Low memory within a VM
The Windows OS is designed to use a pagefile to overcome physical memory shortages. If memory begins to run low, then memory pages are swapped between memory and disk. Excessive swapping leads to a condition called thrashing, in which the pagefile is being bombarded with swap requests, and the machine runs very slowly as a result. Incidentally, this condition isn't unique to VMs. It can happen to physical machines, as well.
As previously noted, VSS has a limited amount of time within which to create a snapshot. Excessive virtual memory paging can slow the VM to the point that the VSS snapshot process isn't able to complete within the allotted time. It's worth noting that excessive swapping isn't the only potential cause of this condition. Any excessive I/O load could potentially cause problems for VSS.

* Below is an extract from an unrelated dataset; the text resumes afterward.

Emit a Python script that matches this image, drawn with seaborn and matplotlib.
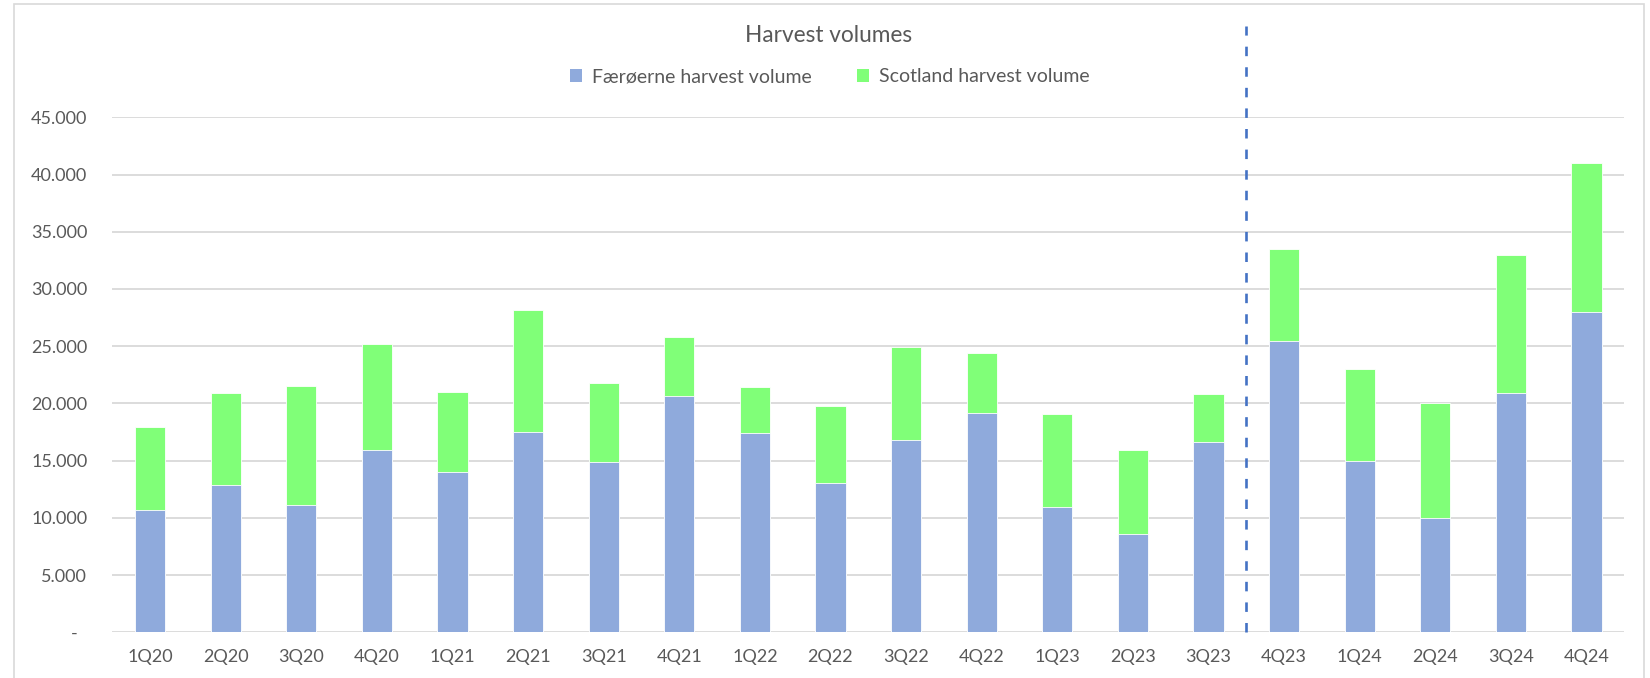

When backing up VMs or restoring them, problems can also occur as a result of the complex interdependencies that so often exist in a virtualized environment. A multi-tier application might depend on Active Directory, domain name system and various database servers. The only way to adequately protect such an application is to back up all of the dependency resources.
The thing that can make this tricky is dependency resources can be scattered among hosts, and they might even reside in the public cloud or within nested virtualized environments that the backup can't see. This is why recovery testing is so important. Testing is the only way to know for sure if a complex application is properly protected.
VMs are omitted from the backup
Another common problem with backing up VMs is, sometimes, not all of the VMs residing on a particular host are backed up. This particular problem might occur if the organization is performing guest-level backups and neglects to add newly created VMs to a backup job. The problem can also occur if you perform host-level backups, but the backup software isn't configured to automatically detect and protect new VMs.
VMs fail during backup
Although I've never seen this problem happen, I've heard stories of Hyper-V VMs failing during backup on high-density hosts. The reason why this happens is because there are some Hyper-V VMs that have to be briefly placed into a saved state in order to be backed up. This is especially true for VMs that are running an OS that doesn't support Hyper-V Integration Services.
If a neighboring VM is configured to use dynamic memory, then it's theoretically possible for such a VM to claim some of the VM's memory while it's in a saved state. When the VM is taken out of the saved state, there might not be enough memory space available for the VM to start.